中国のタクシー乗り場は民主制の衆愚政治を体現していた

駅前のタクシー待ちシステムが衆愚政治

酒泉と敦煌では、駅前にタクシーが、一列になってお客さんを待っている。

タクシーが止まっている道路の左右には柵があって、タクシーは順番に一列でしか並べない仕組みだ。

これは先頭からお客さんを順番に乗せていく公平なシステムのようだが、これでは先頭のタクシーが出発しないと他のタクシーも動けないという問題がある。

タクシーは先頭から客が入るわけではない

どういうことかと言うと、運転手は駅の中まで入ってきて客引きをするもんだから、先頭のタクシー運ちゃんがお客さんを捕まえられるとは限らない。

しかも先頭のタクシーは、長い列を並んでやっと客を捕まえた訳なので、安い代金で送るのを嫌がる。みんなメーター料金の二倍以上の金額を必死の形相で求めてくる。

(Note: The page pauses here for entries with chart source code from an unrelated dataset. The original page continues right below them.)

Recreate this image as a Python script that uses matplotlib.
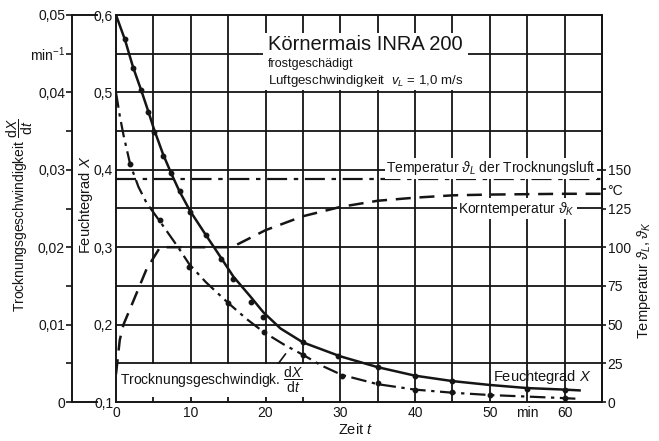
import matplotlib
matplotlib.use("Agg")
import matplotlib.pyplot as plt
from matplotlib.patches import Rectangle
import numpy as np

plt.rcParams["font.family"] = ["Liberation Sans", "DejaVu Sans"]
plt.rcParams["mathtext.fontset"] = "custom"
plt.rcParams["mathtext.rm"] = "Liberation Sans"
plt.rcParams["mathtext.it"] = "Liberation Sans:italic"
plt.rcParams["mathtext.bf"] = "Liberation Sans:bold"

INK = "#151515"

# Feuchtegrad X (solid line) and measured points
feucht_t = [0, 1.2, 2.3, 3.4, 4.3, 5.1, 6.3, 7.4, 8.5, 9.9, 12, 14, 15.7, 18,
            19.7, 22, 25, 30, 35, 40, 45, 50, 55, 60, 62]
feucht_x = [0.6, 0.568, 0.532, 0.502, 0.476, 0.452, 0.42, 0.395, 0.372, 0.347,
            0.316, 0.287, 0.262, 0.236, 0.216, 0.195, 0.177, 0.159, 0.145,
            0.134, 0.127, 0.122, 0.118, 0.116, 0.115]
feucht_pts_t = [1.2, 2.3, 3.4, 4.3, 5.1, 6.3, 7.4, 8.5, 9.9, 12, 14, 15.7, 18,
                19.7, 25, 29.7, 35, 40, 45, 55, 60]
feucht_pts_x = [0.569, 0.531, 0.503, 0.475, 0.449, 0.418, 0.396, 0.372, 0.346,
                0.316, 0.285, 0.259, 0.229, 0.21, 0.177, 0.159, 0.145, 0.134,
                0.127, 0.117, 0.116]

# Trocknungsgeschwindigkeit dX/dt (dash-dot line) in 1/min
rate_t = [0, 0.5, 1, 1.9, 3, 4.1, 5.9, 8.3, 9.8, 12, 15, 17.5, 19.8, 22.5, 25,
          27.5, 30.2, 35, 40, 45, 50, 55, 60, 62]
rate_v = [0.040, 0.037, 0.0345, 0.0307, 0.0278, 0.0257, 0.0233, 0.020, 0.0178,
          0.0155, 0.0128, 0.0107, 0.009, 0.0074, 0.0061, 0.0047, 0.0035,
          0.0023, 0.0016, 0.0012, 0.0009, 0.0007, 0.0005, 0.0004]
rate_pts_t = [1.9, 5.9, 9.8, 15, 19.8, 25, 30.2, 35, 40, 45, 50, 60]
rate_pts_v = [0.0307, 0.0235, 0.0174, 0.0128, 0.009, 0.0061, 0.0034, 0.0024,
              0.0016, 0.0013, 0.0009, 0.0005]

# Temperatur der Trocknungsluft and Korntemperatur in degC
luft_t = [0, 65]
luft_temp = [144, 144]
korn_t = [0, 0.5, 1, 2.3, 4.1, 5.9, 10, 15.5, 20, 25, 30, 35, 40, 45, 50, 60, 65]
korn_temp = [18, 40, 50, 65, 86, 100, 100, 100, 111, 120, 126, 130, 132, 133.5,
             134, 134.5, 134.5]

x_ticks = [0, 10, 20, 30, 40, 50, 55, 60]
x_labels = ["0", "10", "20", "30", "40", "50", "min", "60"]
x_ticks_moist = [0.1, 0.2, 0.3, 0.4, 0.5, 0.6]
x_labels_moist = ["0,1", "0,2", "0,3", "0,4", "0,5", "0,6"]
rate_ticks = [0, 0.01, 0.02, 0.03, 0.04, 0.045, 0.05]
rate_labels = ["0", "0,01", "0,02", "0,03", "0,04", "min$^{-1}$", "0,05"]
temp_ticks = [0, 25, 50, 75, 100, 125, 137.5, 150]
temp_labels = ["0", "25", "50", "75", "100", "125", "°C", "150"]

W, H = 659, 441
fig = plt.figure(figsize=(W / 100, H / 100), dpi=100)
L, R, T, B = 116, 602, 15, 402
ax = fig.add_axes([L / W, 1 - B / H, (R - L) / W, (B - T) / H])

ax.set_xlim(0, 65)
ax.set_ylim(0.1, 0.6)
ax.set_xticks(x_ticks)
ax.set_xticklabels(x_labels)
ax.set_yticks(x_ticks_moist)
ax.set_yticklabels(x_labels_moist)
ax.tick_params(which="both", length=0, labelsize=10, colors=INK, pad=3)
ax.tick_params(axis="y", pad=2)
for xg in np.arange(5, 65, 5):
    ax.axvline(xg, color=INK, lw=1.3, zorder=0.5)
for yg in np.arange(0.15, 0.6, 0.05):
    ax.axhline(yg, color=INK, lw=1.3, zorder=0.5)
for s in ax.spines.values():
    s.set_color(INK)
    s.set_linewidth(1.4)

# moisture curve
ax.plot(feucht_t, feucht_x, color=INK, lw=1.8, zorder=3)
ax.plot(feucht_pts_t, feucht_pts_x, "o", ms=3.2, color=INK, zorder=4)

# temperature axis (right)
ax_t = ax.twinx()
ax_t.set_ylim(0, 250)
ax_t.set_yticks(temp_ticks)
ax_t.set_yticklabels(temp_labels)
ax_t.tick_params(length=3, width=1.2, labelsize=10, colors=INK, pad=1)
for name in ["left", "top", "bottom"]:
    ax_t.spines[name].set_visible(False)
ax_t.spines["right"].set_color(INK)
ax_t.spines["right"].set_linewidth(1.4)
ax_t.plot(luft_t, luft_temp, color=INK, lw=1.6, ls=(0, (9, 3, 2, 3)))
ax_t.plot(korn_t, korn_temp, color=INK, lw=1.8, ls=(0, (6, 3.5)))

# drying rate axis (offset on the left)
ax_r = ax.twinx()
ax_r.set_ylim(0, 0.05)
ax_r.yaxis.set_ticks_position("left")
ax_r.spines["left"].set_position(("outward", 44 * 0.72))
for name in ["right", "top", "bottom"]:
    ax_r.spines[name].set_visible(False)
ax_r.spines["left"].set_visible(True)
ax_r.spines["left"].set_color(INK)
ax_r.spines["left"].set_linewidth(1.4)
ax_r.set_yticks(rate_ticks)
ax_r.set_yticklabels(rate_labels)
ax_r.set_yticks([0.005, 0.015, 0.025, 0.035], minor=True)
ax_r.tick_params(which="both", length=4, width=1.2, labelsize=10, colors=INK, pad=1)
off = -44 / (R - L)
for yy in [0, 1]:
    ax_r.plot([off, -19 / (R - L)], [yy, yy], color=INK, lw=1.4,
              transform=ax_r.transAxes, clip_on=False)
ax_r.plot(rate_t, rate_v, color=INK, lw=1.6, ls=(0, (7, 2.5, 1.5, 2.5)))
ax_r.plot(rate_pts_t, rate_pts_v, "o", ms=3.2, color=INK)

# title block
ax.add_patch(Rectangle(((263 - L) / (R - L), 1 - (90 - T) / (B - T)),
                       (468 - 263) / (R - L), (90 - 33) / (B - T),
                       transform=ax.transAxes, facecolor="white",
                       edgecolor="none", zorder=1))
tx = (268 - L) / (R - L)
ax.text(tx, 1 - (45 - T) / (B - T), "Körnermais INRA 200", transform=ax.transAxes,
        fontsize=14.5, va="center", ha="left", color=INK, zorder=5)
ax.text(tx, 1 - (64 - T) / (B - T), "frostgeschädigt", transform=ax.transAxes,
        fontsize=9, va="center", ha="left", color=INK, zorder=5)
ax.text(tx, 1 - (81 - T) / (B - T),
        r"Luftgeschwindigkeit  $v_L$ = 1,0 m/s", transform=ax.transAxes,
        fontsize=9.5, va="center", ha="left", color=INK, zorder=5)

box = dict(facecolor="white", edgecolor="none", pad=1.0)
ax_t.text(64.2, 151, r"Temperatur $\vartheta_L$ der Trocknungsluft", fontsize=10,
          ha="right", va="center", color=INK, bbox=box, zorder=5)
ax_t.text(45.8, 125, r"Korntemperatur $\vartheta_K$", fontsize=10,
          ha="left", va="center", color=INK, bbox=box, zorder=5)
ax.text(50.4, 0.132, r"Feuchtegrad $X$", fontsize=10.5, ha="left", va="center",
        color=INK, zorder=5)
ax.text(0.5, 0.128, r"Trocknungsgeschwindigk. $\dfrac{\mathrm{d}X}{\mathrm{d}t}$",
        fontsize=10, ha="left", va="center", color=INK, bbox=box, zorder=5)
ax.annotate("", xy=(22.9, 0.165), xytext=(20.8, 0.138),
            arrowprops=dict(arrowstyle="-", color=INK, lw=1.2))

# axis labels
fig.text(20 / W, 1 - 215 / H,
         r"Trocknungsgeschwindigkeit $\dfrac{\mathrm{d}X}{\mathrm{d}t}$",
         rotation=90, ha="center", va="center", fontsize=10, color=INK)
fig.text(86 / W, 1 - 205 / H, r"Feuchtegrad $X$", rotation=90,
         ha="center", va="center", fontsize=10.5, color=INK)
fig.text(644 / W, 1 - 280 / H, r"Temperatur $\vartheta_L, \vartheta_K$",
         rotation=90, ha="center", va="center", fontsize=10.5, color=INK)
fig.text(356 / W, 1 - 430 / H, r"Zeit $t$", ha="center", va="center",
         fontsize=10.5, color=INK)

fig.savefig("out.png", dpi=100, facecolor="white")
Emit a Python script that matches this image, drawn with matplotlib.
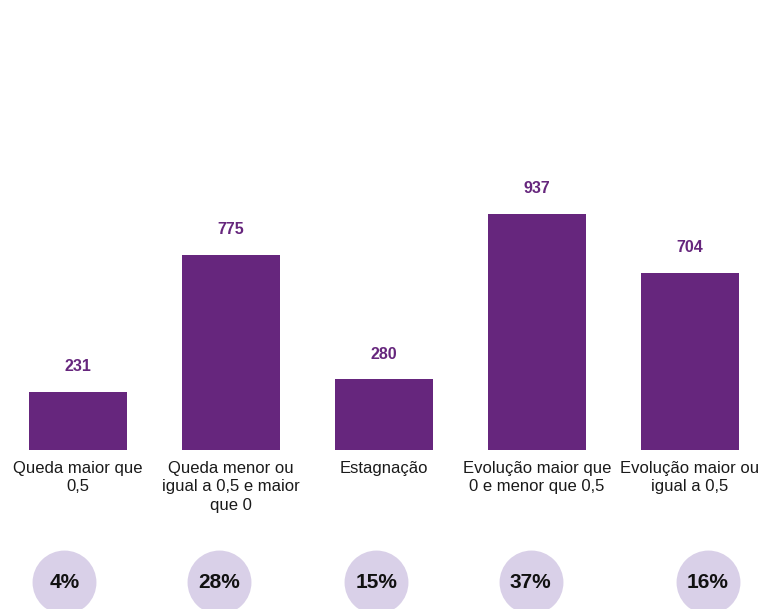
import matplotlib
matplotlib.use("Agg")
import matplotlib.pyplot as plt

# dados
categorias = ["Queda maior que\n0,5",
              "Queda menor ou\nigual a 0,5 e maior\nque 0",
              "Estagnação",
              "Evolução maior que\n0 e menor que 0,5",
              "Evolução maior ou\nigual a 0,5"]
valores = [231, 775, 280, 937, 704]
percentuais = [4, 28, 15, 37, 16]

# posições dos círculos (em unidades do eixo x)
circ_x = [-0.09, 0.92, 1.95, 2.96, 4.12]

roxo = "#66267d"
lilas = "#d9d0e8"

plt.rcParams['font.family'] = ['Liberation Sans', 'DejaVu Sans']

fig = plt.figure(figsize=(7.61, 6.09), dpi=100)
ax = fig.add_axes([0, 159 / 609, 1, 252 / 609])

x = list(range(len(valores)))
ax.bar(x, valores, width=0.64, color=roxo)
ax.set_xlim(-78 / 152.9, (761 - 78) / 152.9)
ax.set_ylim(0, 1000)

for xi, v in zip(x, valores):
    ax.annotate(str(v), (xi, v), xytext=(0, 18), textcoords="offset points",
                ha="center", va="center", fontsize=11.5, fontweight="bold",
                color=roxo)

ax.set_xticks(x)
ax.set_xticklabels(categorias, fontsize=12, color="#1a1a1a", linespacing=1.28)
ax.tick_params(axis="x", length=0, pad=8)
ax.set_yticks([])
for s in ax.spines.values():
    s.set_visible(False)

# círculos com percentuais
yc = (27 - 159) / 0.252
ax.scatter(circ_x, [yc] * len(circ_x), s=2116, color=lilas, clip_on=False,
           linewidths=0, zorder=2)
for cx, p in zip(circ_x, percentuais):
    ax.text(cx, yc, f"{p}%", ha="center", va="center", fontsize=15,
            fontweight="bold", color="#111111", clip_on=False, zorder=3)

fig.savefig("out.png", dpi=100, facecolor="white")
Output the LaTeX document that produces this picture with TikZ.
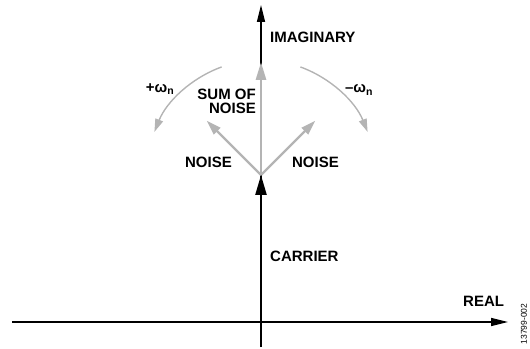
\documentclass[tikz,border=0pt]{standalone}
\usepackage{fontspec}
\setmainfont{Liberation Sans}
\usepackage{xcolor}
\usetikzlibrary{positioning, arrows.meta, calc}
\definecolor{phink}{HTML}{000000}
\definecolor{phgray}{HTML}{B4B4B4}

\begin{document}
\begin{tikzpicture}[
  x=1pt, y=1pt,
  lbl/.style={inner sep=0pt, font=\fontsize{15}{14.3}\selectfont\bfseries, text=phink},
  axis/.style={line width=1.4pt, phink},
  axarr/.style={axis, -{Triangle[length=17pt, width=8pt]}},
  carr/.style={line width=2.4pt, phink, -{Triangle[length=20pt, width=11pt]}},
  noisearr/.style={line width=2.2pt, phgray, -{Triangle[length=15pt, width=9pt]}},
  sumarr/.style={line width=2.8pt, phgray, -{Triangle[length=18pt, width=10pt]}},
  rotarr/.style={line width=1.4pt, phgray, -{Triangle[length=13pt, width=8pt]}}
]
  \useasboundingbox (0,0) rectangle (530,348);

  % axes
  \coordinate (xl) at (12,26);
  \coordinate (xr) at (508,26);
  \coordinate (yb) at (261,1);
  \coordinate (yt) at (261,343);
  \coordinate (O) at (261,173);
  \coordinate (orig) at (261,26);
  \draw[axarr] (xl) -- (xr);
  \draw[axarr] (yb) -- (yt);

  % carrier and noise phasors
  \draw[carr] (orig) -- (O);
  \coordinate (nl) at ($(O)+(135:77)$);
  \coordinate (nr) at ($(O)+(45:77)$);
  \coordinate (st) at (261,286);
  \draw[noisearr] (O) -- (nl);
  \draw[noisearr] (O) -- (nr);
  \draw[sumarr] (O) -- (st);

  % rotation
  \draw[rotarr] (O) ++(110:115) arc[start angle=110, end angle=158, radius=115];
  \draw[rotarr] (O) ++(70:115) arc[start angle=70, end angle=22, radius=115];

  % labels
  \node[lbl, anchor=west] (imag) at (270,310.5) {IMAGINARY};
  \node[lbl, anchor=west] (real) at (463,46.3) {REAL};
  \node[lbl, anchor=west] (carrier) at (270,92) {CARRIER};
  \node[lbl] (noisel) at (208.5,185.3) {NOISE};
  \node[lbl] (noiser) at (315.5,185.3) {NOISE};
  \node[lbl, anchor=east, align=right] (sum) at (256,247) {SUM OF\\NOISE};
  \node[lbl] (wpos) at (160,259) {+ω\textsubscript{n}};
  \node[lbl] (wneg) at (359,258) {–ω\textsubscript{n}};
  \node[inner sep=0pt, rotate=90, font=\fontsize{8.5}{9}\selectfont] (fig) at (524,24) {13799-002};
\end{tikzpicture}
\end{document}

他のタクシーがお客さんを捕まえていても、先頭のタクシーが出発しないと出ることができない。

先頭のタクシーがお客さんを捕まえられていなかったので、全然出発しない。当然、後ろで待っているタクシー運ちゃんが怒り始める。

もうてんやわんやだ。

酒仙駅での先頭タクシーは大型のバン

酒泉で夜中の1時に降りた時は、タクシー列の先頭が大型のバンだった。

普通車より高いし、客引きもうまくないから誰も先頭のバンには乗らない。後ろのタクシーばかりにお客さんが乗っているが、先頭のバンが出発しないので、後ろのタクシーも出発できない。こっちは疲れているのに、タクシー業界のわけのわからないシステムのせいで夜中に待たされるなんて最悪すぎる。

僕は列中にはまり込んだタクシーを降りて、流しのタクシーを拾いに行こうとした。運ちゃんは「タクシーはここ以外では拾えないよ」などと自信満々に言ってくる。

なぜてめえらのシステムにこちらが合わせなければならないのか!

また、先頭のバンが全然出発する気配もない!

怒鳴り散らしながらその場を後にして、大きな道路に出た。

深夜の大通りは、流しのタクシーどころか車一台も走っていない。

今更タクシー乗り場に戻れないしどうしたもんかと思っていたら、むこうからタクシーがやってきた。

どうやら、行列に加わらずにいたタクシーがいたようだ。

タクシー乗り場に並んでいるタクシー運ちゃんが、こっちを見て遠くからわめいていたが、なんのことはなくタクシーに乗れた。

このタクシー運ちゃんは、タクシー業界の慣例を破ったわけだから、少し多めにわたしてあげようと思う。